DAE Ups the Master’s Ante
For the last five years, the Master’s course at the Design Academy Eindhoven has been two-pronged. Students could either join the IM (Conceptual Design in Context) department or the Man and Humanity department.
But when Satyendra Pakhale unexpectedly quit his post as head of the Man and Humanity department last September, students were left in the lurch. Rather than replace him, the school instead capitalized on its loss by completely overhauling the entire Master’s programme.
Gijs Bakker was asked to take the lead. He made the decision to create three research programmes within the Master’s course so it better correlated with the eight Bachelor’s programmes.
The course formerly known as IM was renamed Contextual Design with a focus on the connection between people and products, or objects and their environments. “The focus in our department is on investigating the cultural and historical meanings attached to materials, techniques and shapes, and how people deal with that,” explains Louise Schouwenberg who is head of the programme as well as a Lector in Design Theory.
Social Design (formerly Man and Humanity) now has Jan Boelen at the helm. “The Man and Humanity department never really worked,” says Schouwenberg. “It suffered from too many heads and no clear focus.”
Boelen’s plan is to rectify that. The focus will be on socially relevant projects. Whereas Contextual Design deals with cultural phenomena related to art and architecture, Social Design always starts with a social agenda. Issues concerning the environment, for example, and how to rescue craft culture are addressed.
The third programme is Information Design and will focus on new technologies. Headed up by Joost Grootens, Information Design will deal with the over-abundance of information and how designers can play a role in that by mapping and understanding an increasingly complex world.
“This new department was really the missing link,” says Schouwenberg. “Information design is not graphic design or communication design, and is an area where so much is happening. Design Academy hadn’t really dealt with it until now.”
From a practical and communicative perspective Schouwenberg is now busy discussing with her colleagues how best to exhibit the work of Master’s students, which consists mainly of research. “Our focus is on researching themes – we are somewhere between science, art, architecture and design” she says. “In the last twenty years, due to the media, people have become accustomed to the idea that design has to be iconic or come across well in a photograph to be valid. Now we have moved into an era where objects are not always the point, and it is up to us to better communicate that to the public.”
Selected Master’s projects from the DAE will be exhibited in Milan this April.
The Design Academy Eindhoven accepts around one fourth of applicants and has the luxury of being critical and selective. The majority of applicants consist of foreign students who are eager to learn about the Dutch approach to design. In the future more Dutch students with a Bachelor’s degree will enter the programme, due to the implementation of the BaMa structure.

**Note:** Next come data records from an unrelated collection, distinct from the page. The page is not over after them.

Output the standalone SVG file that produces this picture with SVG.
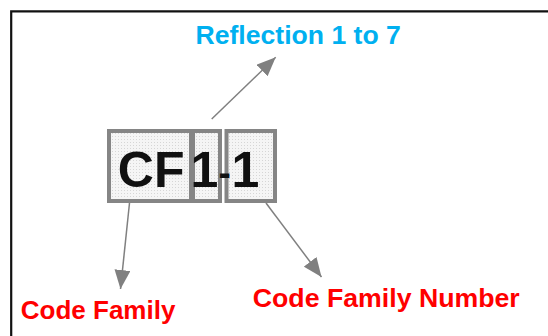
<svg xmlns="http://www.w3.org/2000/svg" width="548" height="336" viewBox="0 0 548 336">
  <style>
    .box { fill: url(#dots); stroke: #858585; stroke-width: 4; }
    .big { font-family: "Liberation Sans", Arial, sans-serif; font-weight: bold; font-size: 50px; fill: #111; }
    .lbl { font-family: "Liberation Sans", Arial, sans-serif; font-weight: bold; font-size: 26px; }
    .red { fill: #ff0000; }
    .cyan { fill: #00b0f0; }
    .conn { stroke: #808080; stroke-width: 1.5; fill: none; marker-end: url(#arrow); }
  </style>
  <defs>
    <pattern id="dots" width="3" height="3" patternUnits="userSpaceOnUse">
      <rect width="3" height="3" fill="#f5f5f5"/>
      <rect x="1" y="1" width="1" height="1" fill="#d6d6d6"/>
    </pattern>
    <marker id="arrow" markerUnits="userSpaceOnUse" markerWidth="20" markerHeight="16" refX="19" refY="8" orient="auto">
      <path d="M0,0 L19,8 L0,16 z" fill="#808080"/>
    </marker>
  </defs>
  <rect width="548" height="336" fill="#fff"/>
  <path d="M11.2,336 V11.3 H548" fill="none" stroke="#111" stroke-width="2.2"/>

  <g id="connectors">
    <line class="conn" x1="211.7" y1="119" x2="275.7" y2="57.3"/>
    <line class="conn" x1="129.5" y1="203" x2="120.5" y2="289"/>
    <line class="conn" x1="266" y1="203" x2="321.5" y2="277"/>
  </g>

  <g id="node-cf">
    <rect class="box" x="109" y="131" width="82" height="70"/>
    <text class="big" x="117.8" y="187">CF</text>
  </g>
  <g id="node-reflection-digit">
    <rect class="box" x="193" y="131" width="27" height="70"/>
    <text class="big" x="190.5" y="187">1</text>
  </g>
  <g id="node-number">
    <rect class="box" x="226.5" y="131" width="48.5" height="70"/>
    <text class="big" x="231.5" y="187">1</text>
  </g>
  <g id="node-dash">
    <text class="big" x="218.5" y="184.5" style="font-size:37px">-</text>
  </g>

  <g id="label-reflection">
    <text class="lbl cyan" x="195.5" y="44" style="font-size:26.6px">Reflection 1 to 7</text>
  </g>
  <g id="label-code-family">
    <text class="lbl red" x="20.8" y="318.5">Code Family</text>
  </g>
  <g id="label-code-family-number">
    <text class="lbl red" x="252.8" y="306.7" style="font-size:26.7px">Code Family Number</text>
  </g>
</svg>
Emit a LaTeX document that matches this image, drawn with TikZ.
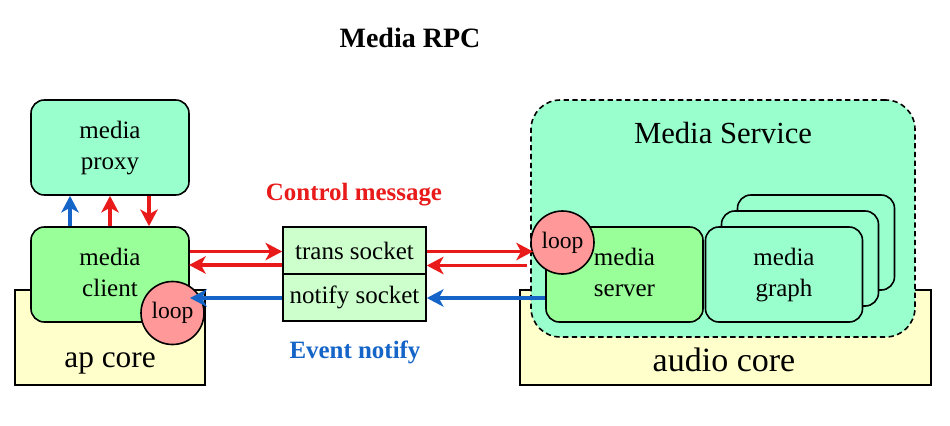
\documentclass[tikz,border=0pt]{standalone}
\usepackage{fontspec}
\setmainfont{Liberation Serif}
\usetikzlibrary{arrows.meta}
\definecolor{mint}{HTML}{99FFCC}
\definecolor{lgreen}{HTML}{99FF99}
\definecolor{sockgreen}{HTML}{CCFFCC}
\definecolor{lyellow}{HTML}{FFFFCC}
\definecolor{looppink}{HTML}{FF9999}
\definecolor{arrred}{HTML}{E81A1A}
\definecolor{arrblue}{HTML}{1565C8}
\newcommand\bxstrut{\rule[-4.5pt]{0pt}{18pt}}
\newcommand\twoline[2]{\bxstrut #1\\\bxstrut #2}
\tikzset{
  box/.style={draw, line width=1.2pt, rounded corners=10pt, inner sep=0pt, align=center,
    minimum width=118.5pt, minimum height=71.25pt, font=\fontsize{18.75}{23.25}\selectfont},
  core/.style={draw, line width=1.2pt, fill=lyellow, inner sep=0pt, minimum height=71.25pt},
  sock/.style={draw, line width=1.2pt, fill=sockgreen, inner sep=0pt,
    minimum width=107.25pt, minimum height=35.25pt, font=\fontsize{18.75}{22}\selectfont},
  loopc/.style={circle, draw, line width=1.2pt, fill=looppink, inner sep=0pt,
    minimum size=47.25pt, font=\fontsize{17.7}{20}\selectfont},
  lbl/.style={inner sep=0pt},
  redarr/.style={draw=arrred, line width=2.3pt, -{Stealth[length=12.5pt,width=13pt,inset=3.5pt]}},
  bluearr/.style={draw=arrblue, line width=2.3pt, -{Stealth[length=12.5pt,width=13pt,inset=3.5pt]}},
}
\begin{document}
\begin{tikzpicture}[x=0.75pt, y=-0.75pt]
\useasboundingbox[fill=white] (0,0) rectangle (950,425);
% title
\node[lbl, font=\bfseries\fontsize{21}{24}\selectfont] (title) at (410,38) {Media RPC};
% cores
\node[core, minimum width=142.5pt] (apcore) at (110,337.5) {};
\node[core, minimum width=308.25pt] (audiocore) at (725.5,337.5) {};
\node[lbl, font=\fontsize{23.5}{26}\selectfont] (aptext) at (110,363) {ap core};
\node[lbl, font=\fontsize{25.5}{28}\selectfont] (audiotext) at (724,360) {audio core};
% media service
\node[draw, line width=1.2pt, dash pattern=on 4pt off 2.6pt, rounded corners=22pt, fill=mint,
  minimum width=288pt, minimum height=177.75pt, inner sep=0pt] (service) at (723,218.5) {};
\node[lbl, font=\fontsize{23}{26}\selectfont] (servicetext) at (723,133) {Media Service};
% left boxes
\node[box, fill=mint] (proxy) at (110,147.5) {\twoline{media}{proxy}};
\node[box, fill=lgreen] (client) at (110,274.5) {\twoline{media}{client}};
% sockets
\node[sock] (trans) at (354.5,250.5) {trans socket};
\node[sock] (notify) at (354.5,297.5) {notify socket};
% right boxes
\node[box, fill=mint, minimum width=117.75pt] (graph3) at (816,242.5) {};
\node[box, fill=mint, minimum width=117.75pt] (graph2) at (800,258.5) {};
\node[box, fill=lgreen, minimum width=117.75pt] (server) at (624.5,274.5) {\twoline{media}{server}};
\node[box, fill=mint, minimum width=117.75pt] (graph) at (784,274.5) {\twoline{media}{graph}};
% loops
\node[loopc] (loopL) at (172.5,313) {loop};
\node[loopc] (loopR) at (562.5,242.5) {loop};
% labels
\node[lbl, text=arrred, font=\bfseries\fontsize{18.7}{22}\selectfont] (ctrl) at (354,195) {Control message};
\node[lbl, text=arrblue, font=\bfseries\fontsize{18.7}{22}\selectfont] (event) at (355,352) {Event notify};
% coordinates
\coordinate (tipL) at (190,298);
\coordinate (tipLr) at (189,265);
\coordinate (startR) at (527,265.5);
\coordinate (tipR) at (533,251.5);
% client <-> proxy
\draw[bluearr] (client.north -| 70,0) -- (proxy.south -| 70,0);
\draw[redarr] (client.north -| 110,0) -- (proxy.south -| 110,0);
\draw[redarr] (proxy.south -| 149,0) -- (client.north -| 149,0);
% client <-> trans
\draw[redarr] (client.east |- 0,251.5) -- (trans.west |- 0,251.5);
\draw[redarr] (trans.west |- tipLr) -- (tipLr);
\draw[bluearr] (notify.west |- tipL) -- (tipL);
% trans <-> server
\draw[redarr] (trans.east |- tipR) -- (tipR);
\draw[redarr] (startR) -- (trans.east |- startR);
\draw[bluearr] (server.west |- 0,298) -- (notify.east |- 0,298);
\end{tikzpicture}
\end{document}
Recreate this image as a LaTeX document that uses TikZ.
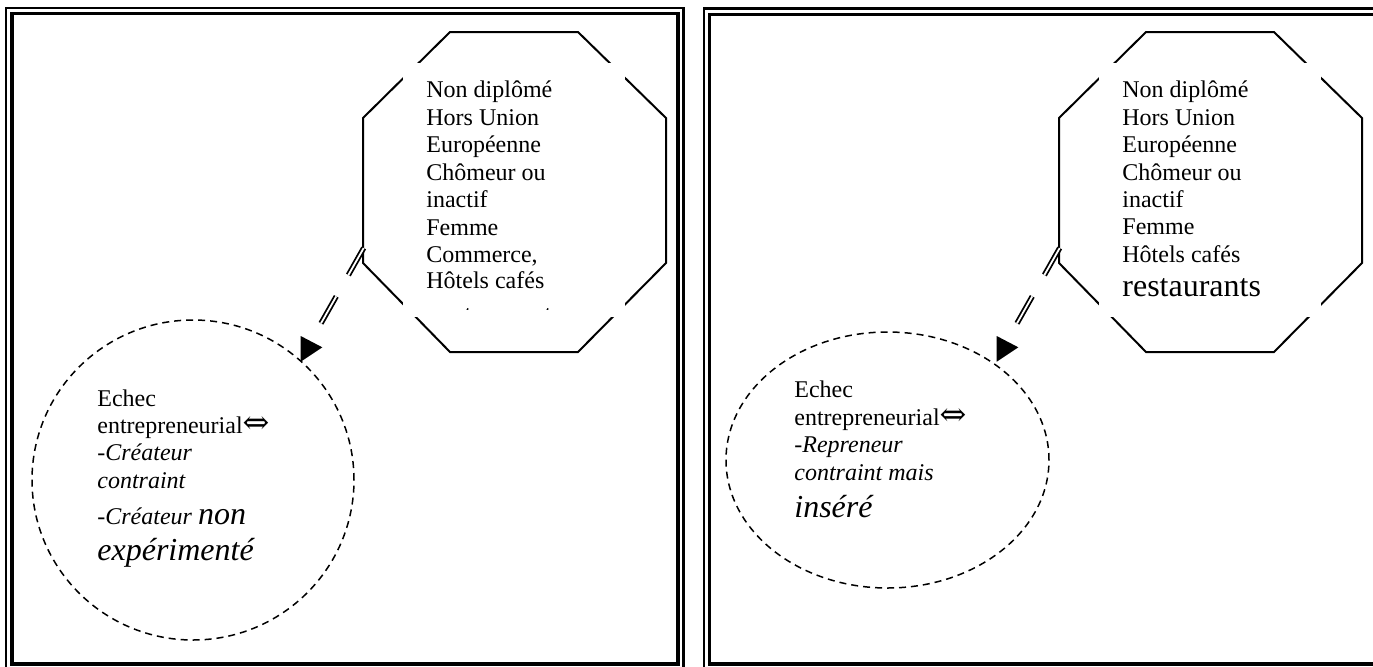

The government is now penalizing both students and schools if students take longer than the official four years to complete a Bachelor’s course. “These kinds of governmental decisions don’t seem to care much for quality,” says Schouwenberg. “Internationally, DAE has proven to be a very good school with a fantastic output. Forcing the school to limit the time students spend here, will surely not lead to better results. In the long run, the problem will be resolved when talented Bachelor’s students continue their studies in a Master’s course, here or somewhere else. A Master’s degree does not yet ring a bell for most Dutch design students. In the rest of the world it does.”